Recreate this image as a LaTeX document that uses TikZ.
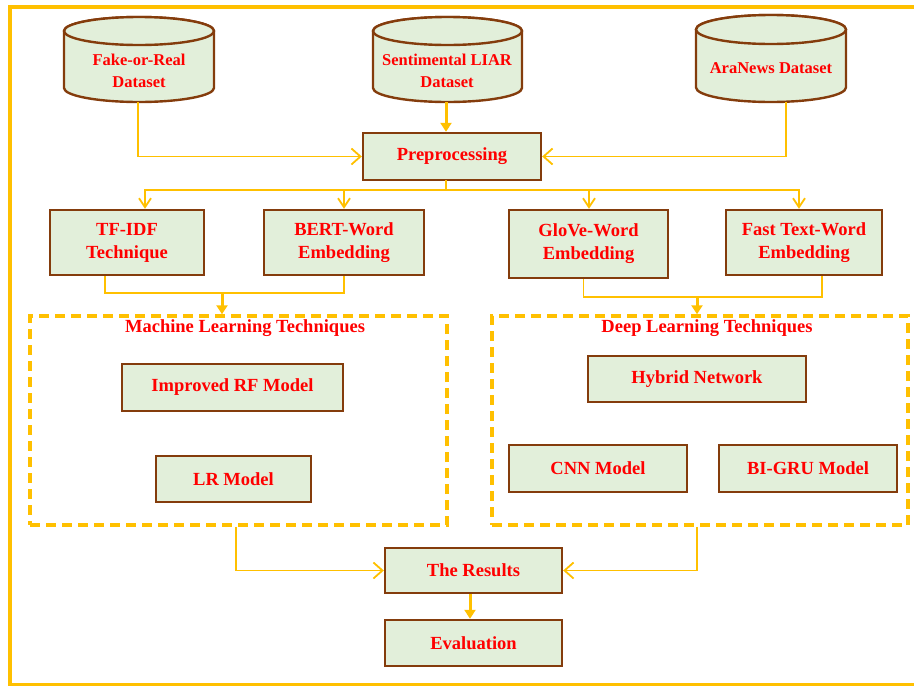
\documentclass[tikz,border=0pt]{standalone}
\usepackage{fontspec}
\setmainfont{Liberation Serif}
\usetikzlibrary{arrows.meta}
\definecolor{frameor}{HTML}{FFC000}
\definecolor{boxfill}{HTML}{E2EFDA}
\definecolor{boxline}{HTML}{843C0C}
\definecolor{txtred}{HTML}{FF0000}
\tikzset{
  boxnode/.style={draw=boxline, line width=2.4pt, fill=boxfill, rectangle, inner sep=0pt,
    text=txtred, font=\fontsize{18.5}{23}\selectfont\bfseries, align=center},
  dbtext/.style={inner sep=0pt, text=txtred, font=\fontsize{16.5}{22}\selectfont\bfseries, align=center},
  cylshape/.style={draw=boxline, line width=2.4pt, fill=boxfill},
  dashbox/.style={draw=frameor, line width=3.5pt, dash pattern=on 10pt off 6pt, rectangle, inner sep=0pt},
  grptitle/.style={inner sep=0pt, text=txtred, font=\fontsize{18.5}{23}\selectfont\bfseries},
  conn/.style={draw=frameor, line width=1.8pt},
  openarr/.style={conn, -{Straight Barb[length=9pt,width=16pt,line width=1.8pt]}},
  downarr/.style={conn, -{Straight Barb[length=9pt,width=12pt,line width=1.8pt]}},
  fillarr/.style={draw=frameor, line width=3pt, -{Triangle[length=9pt,width=11pt]}},
}
\begin{document}
\begin{tikzpicture}[x=1pt,y=-1pt]
\useasboundingbox (0,0) rectangle (914,686);
% outer frame
\draw[frameor, line width=4pt] (916,7) -- (10,7) -- (10,685) -- (916,685);

% cylinders
\filldraw[cylshape] (64,31) -- (64,88) arc[start angle=180,end angle=0,x radius=75,y radius=14] -- (214,31) arc[start angle=0,end angle=-180,x radius=75,y radius=14] -- cycle;
\draw[cylshape] (139,31) ellipse[x radius=75,y radius=14];
\filldraw[cylshape] (373,31) -- (373,88) arc[start angle=180,end angle=0,x radius=74.5,y radius=14] -- (522,31) arc[start angle=0,end angle=-180,x radius=74.5,y radius=14] -- cycle;
\draw[cylshape] (447.5,31) ellipse[x radius=74.5,y radius=14];
\filldraw[cylshape] (696,29.5) -- (696,87.5) arc[start angle=180,end angle=0,x radius=75,y radius=14.5] -- (846,29.5) arc[start angle=0,end angle=-180,x radius=75,y radius=14.5] -- cycle;
\draw[cylshape] (771,29.5) ellipse[x radius=75,y radius=14.5];

\node[dbtext] (fake) at (139,71) {Fake-or-Real\\Dataset};
\node[dbtext] (sent) at (447,71) {Sentimental LIAR\\Dataset};
\node[dbtext] (ara) at (771,68) {AraNews Dataset};
\coordinate (fakeb) at (138,102);
\coordinate (sentb) at (446,102);
\coordinate (arab) at (786,102);

% boxes
\node[boxnode, minimum width=178pt, minimum height=47pt] (pre) at (452,156.5) {Preprocessing};
\node[boxnode, minimum width=154pt, minimum height=65pt] (tfidf) at (127,242.5) {TF-IDF\\Technique};
\node[boxnode, minimum width=160pt, minimum height=65pt] (bert) at (344,242.5) {BERT-Word\\Embedding};
\node[boxnode, minimum width=159pt, minimum height=68pt] (glove) at (588.5,244) {GloVe-Word\\Embedding};
\node[boxnode, minimum width=156pt, minimum height=65pt] (fast) at (804,242.5) {Fast Text-Word\\Embedding};

\node[dashbox, minimum width=417pt, minimum height=209pt] (ml) at (238.5,420.5) {};
\node[dashbox, minimum width=416pt, minimum height=209pt] (dl) at (700,420.5) {};
\node[grptitle] (mlt) at (245,328) {Machine Learning Techniques};
\node[grptitle] (dlt) at (707,328) {Deep Learning Techniques};

\node[boxnode, minimum width=221pt, minimum height=47pt] (rf) at (232.5,387.5) {Improved RF Model};
\node[boxnode, minimum width=155pt, minimum height=46pt] (lr) at (233.5,479) {LR Model};
\node[boxnode, minimum width=218pt, minimum height=46pt] (hyb) at (697,379) {Hybrid Network};
\node[boxnode, minimum width=178pt, minimum height=47pt] (cnn) at (598,468.5) {CNN Model};
\node[boxnode, minimum width=178pt, minimum height=47pt] (bigru) at (808,468.5) {BI-GRU Model};

\node[boxnode, minimum width=177pt, minimum height=45pt] (res) at (473.5,570.5) {The Results};
\node[boxnode, minimum width=177pt, minimum height=46pt] (eval) at (473.5,643) {Evaluation};

% connectors
\draw[openarr] (fakeb) |- (pre.west);
\draw[openarr] (arab) |- (pre.east);
\draw[fillarr] (sentb) -- (sentb |- pre.north);

\coordinate (split) at (446,190);
\draw[conn] (446,180) -- (split);
\draw[downarr] (split) -| ([xshift=18pt]tfidf.north);
\draw[downarr] (split) -| (bert.north);
\draw[downarr] (split) -| ([xshift=0.5pt]glove.north);
\draw[downarr] (split) -| ([xshift=-5pt]fast.north);

\coordinate (mlin) at (222,293);
\draw[conn] ([xshift=-22pt]tfidf.south) |- (mlin) -| (bert.south);
\draw[fillarr] (mlin) -- (mlin |- ml.north);
\coordinate (dlin) at (697,297);
\draw[conn] ([xshift=-5pt]glove.south) |- (dlin) -| ([xshift=18pt]fast.south);
\draw[fillarr] (dlin) -- (dlin |- dl.north);

\draw[openarr] ([xshift=-2.5pt]ml.south) |- (res.west);
\draw[openarr] ([xshift=-3pt]dl.south) |- (res.east);
\draw[fillarr] ([xshift=-3.5pt]res.south) -- ([xshift=-3.5pt]eval.north);
\end{tikzpicture}
\end{document}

_What to produce_
Replicate the material above verbatim; images stay out of the copy.

_The reply_
Recreate this image as a LaTeX document that uses TikZ.
\documentclass[tikz,border=0pt]{standalone}
\usepackage{fontspec}
\setmainfont{Liberation Serif}
\usetikzlibrary{arrows.meta}
\definecolor{frameor}{HTML}{FFC000}
\definecolor{boxfill}{HTML}{E2EFDA}
\definecolor{boxline}{HTML}{843C0C}
\definecolor{txtred}{HTML}{FF0000}
\tikzset{
  boxnode/.style={draw=boxline, line width=2.4pt, fill=boxfill, rectangle, inner sep=0pt,
    text=txtred, font=\fontsize{18.5}{23}\selectfont\bfseries, align=center},
  dbtext/.style={inner sep=0pt, text=txtred, font=\fontsize{16.5}{22}\selectfont\bfseries, align=center},
  cylshape/.style={draw=boxline, line width=2.4pt, fill=boxfill},
  dashbox/.style={draw=frameor, line width=3.5pt, dash pattern=on 10pt off 6pt, rectangle, inner sep=0pt},
  grptitle/.style={inner sep=0pt, text=txtred, font=\fontsize{18.5}{23}\selectfont\bfseries},
  conn/.style={draw=frameor, line width=1.8pt},
  openarr/.style={conn, -{Straight Barb[length=9pt,width=16pt,line width=1.8pt]}},
  downarr/.style={conn, -{Straight Barb[length=9pt,width=12pt,line width=1.8pt]}},
  fillarr/.style={draw=frameor, line width=3pt, -{Triangle[length=9pt,width=11pt]}},
}
\begin{document}
\begin{tikzpicture}[x=1pt,y=-1pt]
\useasboundingbox (0,0) rectangle (914,686);
% outer frame
\draw[frameor, line width=4pt] (916,7) -- (10,7) -- (10,685) -- (916,685);

% cylinders
\filldraw[cylshape] (64,31) -- (64,88) arc[start angle=180,end angle=0,x radius=75,y radius=14] -- (214,31) arc[start angle=0,end angle=-180,x radius=75,y radius=14] -- cycle;
\draw[cylshape] (139,31) ellipse[x radius=75,y radius=14];
\filldraw[cylshape] (373,31) -- (373,88) arc[start angle=180,end angle=0,x radius=74.5,y radius=14] -- (522,31) arc[start angle=0,end angle=-180,x radius=74.5,y radius=14] -- cycle;
\draw[cylshape] (447.5,31) ellipse[x radius=74.5,y radius=14];
\filldraw[cylshape] (696,29.5) -- (696,87.5) arc[start angle=180,end angle=0,x radius=75,y radius=14.5] -- (846,29.5) arc[start angle=0,end angle=-180,x radius=75,y radius=14.5] -- cycle;
\draw[cylshape] (771,29.5) ellipse[x radius=75,y radius=14.5];

\node[dbtext] (fake) at (139,71) {Fake-or-Real\\Dataset};
\node[dbtext] (sent) at (447,71) {Sentimental LIAR\\Dataset};
\node[dbtext] (ara) at (771,68) {AraNews Dataset};
\coordinate (fakeb) at (138,102);
\coordinate (sentb) at (446,102);
\coordinate (arab) at (786,102);

% boxes
\node[boxnode, minimum width=178pt, minimum height=47pt] (pre) at (452,156.5) {Preprocessing};
\node[boxnode, minimum width=154pt, minimum height=65pt] (tfidf) at (127,242.5) {TF-IDF\\Technique};
\node[boxnode, minimum width=160pt, minimum height=65pt] (bert) at (344,242.5) {BERT-Word\\Embedding};
\node[boxnode, minimum width=159pt, minimum height=68pt] (glove) at (588.5,244) {GloVe-Word\\Embedding};
\node[boxnode, minimum width=156pt, minimum height=65pt] (fast) at (804,242.5) {Fast Text-Word\\Embedding};

\node[dashbox, minimum width=417pt, minimum height=209pt] (ml) at (238.5,420.5) {};
\node[dashbox, minimum width=416pt, minimum height=209pt] (dl) at (700,420.5) {};
\node[grptitle] (mlt) at (245,328) {Machine Learning Techniques};
\node[grptitle] (dlt) at (707,328) {Deep Learning Techniques};

\node[boxnode, minimum width=221pt, minimum height=47pt] (rf) at (232.5,387.5) {Improved RF Model};
\node[boxnode, minimum width=155pt, minimum height=46pt] (lr) at (233.5,479) {LR Model};
\node[boxnode, minimum width=218pt, minimum height=46pt] (hyb) at (697,379) {Hybrid Network};
\node[boxnode, minimum width=178pt, minimum height=47pt] (cnn) at (598,468.5) {CNN Model};
\node[boxnode, minimum width=178pt, minimum height=47pt] (bigru) at (808,468.5) {BI-GRU Model};

\node[boxnode, minimum width=177pt, minimum height=45pt] (res) at (473.5,570.5) {The Results};
\node[boxnode, minimum width=177pt, minimum height=46pt] (eval) at (473.5,643) {Evaluation};

% connectors
\draw[openarr] (fakeb) |- (pre.west);
\draw[openarr] (arab) |- (pre.east);
\draw[fillarr] (sentb) -- (sentb |- pre.north);

\coordinate (split) at (446,190);
\draw[conn] (446,180) -- (split);
\draw[downarr] (split) -| ([xshift=18pt]tfidf.north);
\draw[downarr] (split) -| (bert.north);
\draw[downarr] (split) -| ([xshift=0.5pt]glove.north);
\draw[downarr] (split) -| ([xshift=-5pt]fast.north);

\coordinate (mlin) at (222,293);
\draw[conn] ([xshift=-22pt]tfidf.south) |- (mlin) -| (bert.south);
\draw[fillarr] (mlin) -- (mlin |- ml.north);
\coordinate (dlin) at (697,297);
\draw[conn] ([xshift=-5pt]glove.south) |- (dlin) -| ([xshift=18pt]fast.south);
\draw[fillarr] (dlin) -- (dlin |- dl.north);

\draw[openarr] ([xshift=-2.5pt]ml.south) |- (res.west);
\draw[openarr] ([xshift=-3pt]dl.south) |- (res.east);
\draw[fillarr] ([xshift=-3.5pt]res.south) -- ([xshift=-3.5pt]eval.north);
\end{tikzpicture}
\end{document}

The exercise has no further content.